Criminal antitrust enforcement is fueled by its well-established leniency program which awards a complete pass to the first company to report a cartel violation, and reductions to each succeeding company which cooperates. The Justice Department then takes evidence gathered by the companies and prosecutes individual officers and employees. The company assembles the evidence, including the witnesses and the documents, and the Justice Department puts together very strong criminal cases against individual officers and employees.
The Justice Department is beginning to apply this same model to FCPA enforcement. This is a good or a bad development depending on your perspective. The indictment of eight individuals at the end of 2011 demonstrated how this process will work and how the Justice Department will use a company’s cooperation to indict individuals.

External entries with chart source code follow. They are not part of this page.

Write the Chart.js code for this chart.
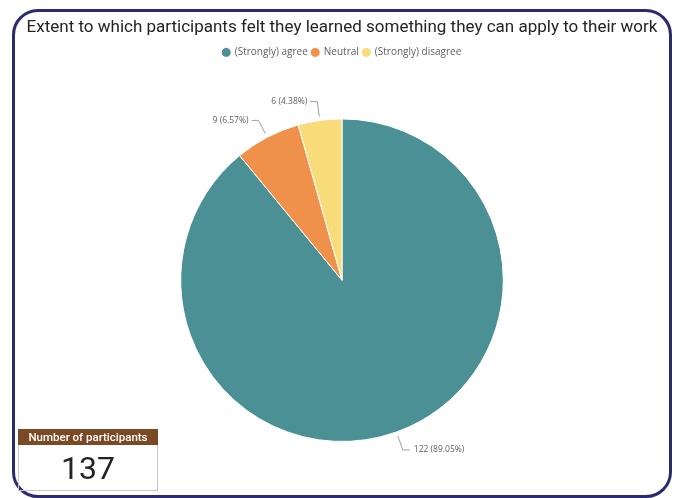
<!DOCTYPE html>
<html>
<head>
<meta charset="utf-8">
<script src="https://cdn.jsdelivr.net/npm/chart.js@4.4.1/dist/chart.umd.min.js"></script>
<style>
  html, body { margin: 0; padding: 0; background: #fff; width: 676px; height: 498px; overflow: hidden; }
  #frame {
    position: absolute; left: 12px; top: 9px; width: 660px; height: 489px;
    border: 3px solid #2c2b6e; border-radius: 26px; box-sizing: border-box;
  }
  #wrap { position: absolute; left: 0; top: 0; width: 676px; height: 498px; }
  #pie { width: 676px; height: 498px; }
  #card { position: absolute; left: 18px; top: 429px; width: 140px; font-family: Roboto, sans-serif; }
  #card .head {
    background: #7b4a24; color: #fff; font-size: 11.5px; font-weight: 500;
    text-align: center; height: 16px; line-height: 16px;
  }
  #card .val {
    border: 1px solid #c8c8c8; border-top: none; height: 46px; line-height: 47px;
    text-align: center; font-size: 32px; color: #252423; box-sizing: border-box;
  }
</style>
</head>
<body>
<div id="frame"></div>
<div id="wrap"><canvas id="pie" width="676" height="498"></canvas></div>
<div id="card">
  <div class="head">Number of participants</div>
  <div class="val" id="total"></div>
</div>
<script>
// Responses
const categories = ['(Strongly) agree', 'Neutral', '(Strongly) disagree'];
const counts = [122, 9, 6];
const sliceColors = ['#4a9094', '#f0914b', '#f8dc79'];
const totalParticipants = 137;

document.getElementById('total').textContent = totalParticipants;

// extra gap between the legend and the pie
const legendGap = {
    id: 'legendGap',
    beforeInit(chart) {
        const origFit = chart.legend.fit;
        chart.legend.fit = function () {
            origFit.bind(chart.legend)();
            this.height += 51;
        };
    }
};

// Leader lines + "n (p%)" labels, drawn outside each slice
const leaderLabels = {
    id: 'leaderLabels',
    afterDraw(chart) {
        const ctx = chart.ctx;
        const meta = chart.getDatasetMeta(0);
        const data = chart.data.datasets[0].data;
        const sum = data.reduce((a, b) => a + b, 0);
        ctx.save();
        ctx.strokeStyle = '#a0a0a0';
        ctx.lineWidth = 1;
        ctx.fillStyle = '#605e5c';
        ctx.font = '8.5px "Open Sans", sans-serif';
        ctx.textBaseline = 'middle';
        meta.data.forEach((arc, i) => {
            const p = arc.getProps(['x', 'y', 'startAngle', 'endAngle', 'outerRadius'], true);
            const mid = (p.startAngle + p.endAngle) / 2;
            const r1 = p.outerRadius + 4, r2 = p.outerRadius + 19;
            const x1 = p.x + Math.cos(mid) * r1, y1 = p.y + Math.sin(mid) * r1;
            const x2 = p.x + Math.cos(mid) * r2, y2 = p.y + Math.sin(mid) * r2;
            const right = Math.cos(mid) >= 0;
            const x3 = x2 + (right ? 7 : -7);
            ctx.beginPath();
            ctx.moveTo(x1, y1);
            ctx.lineTo(x2, y2);
            ctx.lineTo(x3, y2);
            ctx.stroke();
            const pct = (data[i] / sum * 100).toFixed(2);
            ctx.textAlign = right ? 'left' : 'right';
            ctx.fillText(data[i] + ' (' + pct + '%)', x3 + (right ? 4 : -3), y2);
        });
        ctx.restore();
    }
};

new Chart(document.getElementById('pie'), {
    type: 'pie',
    data: {
        labels: categories,
        datasets: [{
            data: counts,
            backgroundColor: sliceColors,
            borderColor: '#ffffff',
            borderWidth: 1
        }]
    },
    options: {
        responsive: false,
        animation: false,
        devicePixelRatio: 1,
        layout: { padding: { left: 20, right: 12, top: 18, bottom: 56 } },
        plugins: {
            title: {
                display: true,
                text: 'Extent to which participants felt they learned something they can apply to their work',
                color: '#252423',
                font: { family: 'Roboto', size: 17, weight: 'normal' },
                padding: { top: 0, bottom: 5 }
            },
            legend: {
                display: true,
                position: 'top',
                labels: {
                    usePointStyle: true,
                    pointStyle: 'circle',
                    boxWidth: 7,
                    boxHeight: 7,
                    padding: 4,
                    color: '#605e5c',
                    font: { family: 'Open Sans', size: 10 }
                }
            },
            tooltip: { enabled: false }
        }
    },
    plugins: [legendGap, leaderLabels]
});
</script>
</body>
</html>
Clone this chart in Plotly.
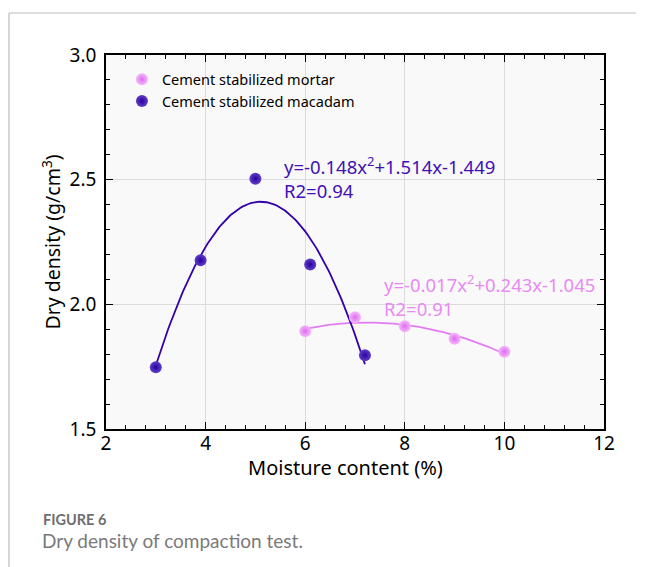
import numpy as np
import plotly.graph_objects as go

# Data
mortar_x = [6, 7, 8, 9, 10]
mortar_y = [1.892, 1.948, 1.912, 1.862, 1.810]
macadam_x = [3.0, 3.9, 5.0, 6.1, 7.2]
macadam_y = [1.748, 2.177, 2.504, 2.160, 1.796]

mortar_eq = "y=-0.017x<sup>2</sup>+0.243x-1.045<br>R2=0.91"
macadam_eq = "y=-0.148x<sup>2</sup>+1.514x-1.449<br>R2=0.94"

C_MAC = "#3300AA"
C_MOR = "#E27CF2"

FONT = "Noto Sans"

# page body has an 8px margin: figure is drawn at (8, 8)
PL, PT, PW, PH = 98, 47, 498, 374
W, H = 638, 559

def px_x(px):
    return (px - 8 - PL) / PW

def px_y(py):
    return 1 - (py - 8 - PT) / PH

def fit_curve(xs, ys):
    c = np.polyfit(xs, ys, 2)
    xx = np.linspace(min(xs), max(xs), 120)
    return xx, np.polyval(c, xx)

fig = go.Figure()

mx, my = fit_curve(mortar_x, mortar_y)
kx, ky = fit_curve(macadam_x, macadam_y)

fig.add_trace(go.Scatter(x=mx, y=my, mode="lines", line=dict(color=C_MOR, width=1.8),
                         showlegend=False, hoverinfo="skip"))
fig.add_trace(go.Scatter(x=kx, y=ky, mode="lines", line=dict(color=C_MAC, width=1.8),
                         showlegend=False, hoverinfo="skip"))

fig.add_trace(go.Scatter(x=mortar_x, y=mortar_y, mode="markers", name="Cement stabilized mortar",
                         marker=dict(size=12, color="#F5B8FA",
                                     gradient=dict(type="radial", color="#DE6CF0"),
                                     line=dict(width=0))))
fig.add_trace(go.Scatter(x=macadam_x, y=macadam_y, mode="markers", name="Cement stabilized macadam",
                         marker=dict(size=12, color="#6040C8",
                                     gradient=dict(type="radial", color="#2A00A0"),
                                     line=dict(width=0))))

fig.add_annotation(x=5.54, y=2.508, xref="x", yref="y", text=macadam_eq, showarrow=False,
                   xanchor="left", yanchor="middle", align="left",
                   font=dict(family=FONT, size=18.5, color="#3F10B8"))
fig.add_annotation(x=7.54, y=2.034, xref="x", yref="y", text=mortar_eq, showarrow=False,
                   xanchor="left", yanchor="middle", align="left",
                   font=dict(family=FONT, size=18.5, color="#E88AF2"))

# Outer frame (top and left edges only visible)
fig.add_shape(type="line", xref="paper", yref="paper",
              x0=px_x(9), x1=px_x(636), y0=px_y(13), y1=px_y(13),
              line=dict(color="#BDBDBD", width=1.2), layer="below")
fig.add_shape(type="line", xref="paper", yref="paper",
              x0=px_x(9), x1=px_x(9), y0=px_y(13), y1=px_y(620),
              line=dict(color="#BDBDBD", width=1.2), layer="below")

# x-axis title (slightly left of centre as in the original)
fig.add_annotation(x=px_x(345.5), y=px_y(467), xref="paper", yref="paper",
                   text="Moisture content (%)", showarrow=False, xanchor="center", yanchor="middle",
                   font=dict(family=FONT, size=20, color="black"))

# Caption
fig.add_annotation(x=px_x(41), y=px_y(519), xref="paper", yref="paper",
                   text="<b>FIGURE 6</b>", showarrow=False, xanchor="left", yanchor="middle",
                   font=dict(family="Lato", size=14.5, color="#6E6E6E"))
fig.add_annotation(x=px_x(40), y=px_y(540), xref="paper", yref="paper",
                   text="Dry density of compaction test.", showarrow=False, xanchor="left",
                   yanchor="middle", font=dict(family="Lato", size=19, color="#7A7A7A"))

axis_common = dict(showline=True, linecolor="black", linewidth=1.5, mirror="ticks",
                   ticks="inside", ticklen=7, tickwidth=1.2, tickcolor="black",
                   showgrid=True, gridcolor="#DCDCDC", gridwidth=1, zeroline=False,
                   tickfont=dict(family=FONT, size=19, color="black"))

fig.update_xaxes(range=[2, 12], dtick=2, tick0=2, ticklabelstandoff=-4,
                 minor=dict(dtick=0.4, ticks="inside", ticklen=4, tickcolor="black", showgrid=False),
                 **axis_common)
fig.update_yaxes(range=[1.5, 3.0], dtick=0.5, tick0=1.5, tickformat=".1f", ticklabelstandoff=4,
                 minor=dict(dtick=0.1, ticks="inside", ticklen=4, tickcolor="black", showgrid=False),
                 title=dict(text="Dry density (g/cm<sup>3</sup>)", font=dict(family=FONT, size=19.5, color="black"),
                            standoff=4),
                 **axis_common)

fig.update_layout(
    width=W, height=H,
    margin=dict(l=PL, r=W - PL - PW, t=PT, b=H - PT - PH),
    paper_bgcolor="white", plot_bgcolor="#F9F9F9",
    legend=dict(x=0.032, y=0.978, xanchor="left", yanchor="top", bgcolor="rgba(0,0,0,0)",
                font=dict(family=FONT, size=14.5, color="black"), itemsizing="constant",
                tracegroupgap=0),
    showlegend=True,
)

fig.write_html("out.html")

The Justice Department has suggested that it is now going back to cull through prior corporate settlements to identify individuals who may be indicted. The Justice Department will have to act quickly since there is a five year statute of limitations for FCPA criminal offenses.
The Antitrust Division argues that prosecuting individual officers and employees is an important deterrent to criminal cartel conduct. The Antitrust Division routinely indicts an average of three individuals for each company which settles its criminal case. In 2011, the Antitrust Division indicted and/or agreed to guilty pleas for 82 individuals and indicted or settled cases against 27 companies.
In 2012, the Justice Department indicted or agreed to guilty pleas from 16 individuals in and 16 companies in FCPA criminal cases. That is a ratio of 1:1. Ten years from now the numbers will look very different and much like the Antitrust Division’s ratio of companies to individuals. It is easy to imagine that in any given year 30 companies could settle criminal FCPA cases and 90 individuals could be indicted for FCPA violations.
There is no doubt that individual prosecutions will deter foreign bribery. Of course it will not eliminate the problem but by raising the stakes for officers and employees there will be another sea change in the world of FCPA enforcement.